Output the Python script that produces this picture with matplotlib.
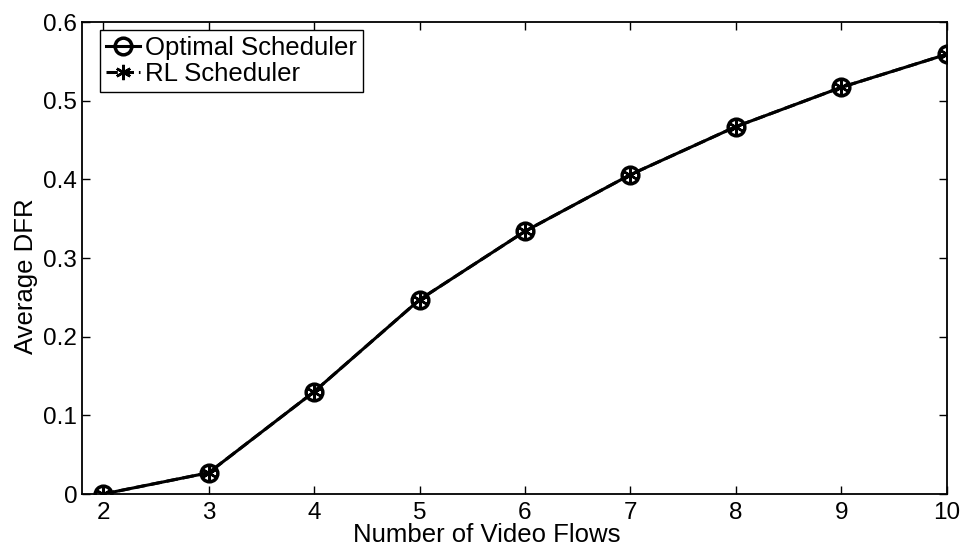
import matplotlib.pyplot as plt

plt.rcParams['font.family'] = ['Liberation Sans', 'DejaVu Sans']

# Average DFR versus number of video flows
flows = [2, 3, 4, 5, 6, 7, 8, 9, 10]
optimal_dfr = [0.0, 0.027, 0.130, 0.247, 0.334, 0.406, 0.467, 0.517, 0.559]
rl_dfr = [0.0, 0.027, 0.130, 0.247, 0.334, 0.406, 0.467, 0.517, 0.559]
y_ticks = [0, 0.1, 0.2, 0.3, 0.4, 0.5, 0.6]
y_tick_labels = ['0', '0.1', '0.2', '0.3', '0.4', '0.5', '0.6']

fig = plt.figure(figsize=(9.63, 5.46), dpi=100)
ax = fig.add_axes([0.0852, 0.0952, 0.898, 0.8645])

ax.plot(flows, optimal_dfr, '-', color='black', lw=2.2,
        marker='o', markersize=12, markerfacecolor='none',
        markeredgewidth=2.5, label='Optimal Scheduler')
ax.plot(flows, rl_dfr, '--', color='black', lw=2.2,
        marker=(6, 2, 0), markersize=11, markeredgewidth=1.8,
        label='RL Scheduler')

ax.set_xlim(1.8, 10)
ax.set_ylim(0, 0.6)
ax.set_xticks(flows)
ax.set_yticks(y_ticks)
ax.set_yticklabels(y_tick_labels)

ax.tick_params(direction='in', top=True, right=True, length=6, width=1,
               labelsize=17.5)
ax.tick_params(axis='x', pad=6)
ax.tick_params(axis='y', pad=3.5)
for s in ax.spines.values():
    s.set_linewidth(1.3)

ax.set_xlabel('Number of Video Flows', fontsize=18.5)
ax.set_ylabel('Average DFR', fontsize=18.5)
ax.xaxis.set_label_coords(0.468, -0.061)
ax.yaxis.set_label_coords(-0.051, 0.462)

leg = ax.legend(loc='upper left', bbox_to_anchor=(0.0208, 0.983),
                fontsize=18.5, frameon=True, fancybox=False,
                edgecolor='black', framealpha=1, handlelength=1.3,
                handletextpad=0.2, borderpad=0.25, labelspacing=0.05,
                borderaxespad=0)
leg.get_frame().set_linewidth(1.0)

fig.savefig('out.png', dpi=100)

::::::::::

## [Task requirements]
Write out the listing word for word, omitting the pictures it holds.

## [Full response]
Output the Python script that produces this picture with matplotlib.
import matplotlib.pyplot as plt

plt.rcParams['font.family'] = ['Liberation Sans', 'DejaVu Sans']

# Average DFR versus number of video flows
flows = [2, 3, 4, 5, 6, 7, 8, 9, 10]
optimal_dfr = [0.0, 0.027, 0.130, 0.247, 0.334, 0.406, 0.467, 0.517, 0.559]
rl_dfr = [0.0, 0.027, 0.130, 0.247, 0.334, 0.406, 0.467, 0.517, 0.559]
y_ticks = [0, 0.1, 0.2, 0.3, 0.4, 0.5, 0.6]
y_tick_labels = ['0', '0.1', '0.2', '0.3', '0.4', '0.5', '0.6']

fig = plt.figure(figsize=(9.63, 5.46), dpi=100)
ax = fig.add_axes([0.0852, 0.0952, 0.898, 0.8645])

ax.plot(flows, optimal_dfr, '-', color='black', lw=2.2,
        marker='o', markersize=12, markerfacecolor='none',
        markeredgewidth=2.5, label='Optimal Scheduler')
ax.plot(flows, rl_dfr, '--', color='black', lw=2.2,
        marker=(6, 2, 0), markersize=11, markeredgewidth=1.8,
        label='RL Scheduler')

ax.set_xlim(1.8, 10)
ax.set_ylim(0, 0.6)
ax.set_xticks(flows)
ax.set_yticks(y_ticks)
ax.set_yticklabels(y_tick_labels)

ax.tick_params(direction='in', top=True, right=True, length=6, width=1,
               labelsize=17.5)
ax.tick_params(axis='x', pad=6)
ax.tick_params(axis='y', pad=3.5)
for s in ax.spines.values():
    s.set_linewidth(1.3)

ax.set_xlabel('Number of Video Flows', fontsize=18.5)
ax.set_ylabel('Average DFR', fontsize=18.5)
ax.xaxis.set_label_coords(0.468, -0.061)
ax.yaxis.set_label_coords(-0.051, 0.462)

leg = ax.legend(loc='upper left', bbox_to_anchor=(0.0208, 0.983),
                fontsize=18.5, frameon=True, fancybox=False,
                edgecolor='black', framealpha=1, handlelength=1.3,
                handletextpad=0.2, borderpad=0.25, labelspacing=0.05,
                borderaxespad=0)
leg.get_frame().set_linewidth(1.0)

fig.savefig('out.png', dpi=100)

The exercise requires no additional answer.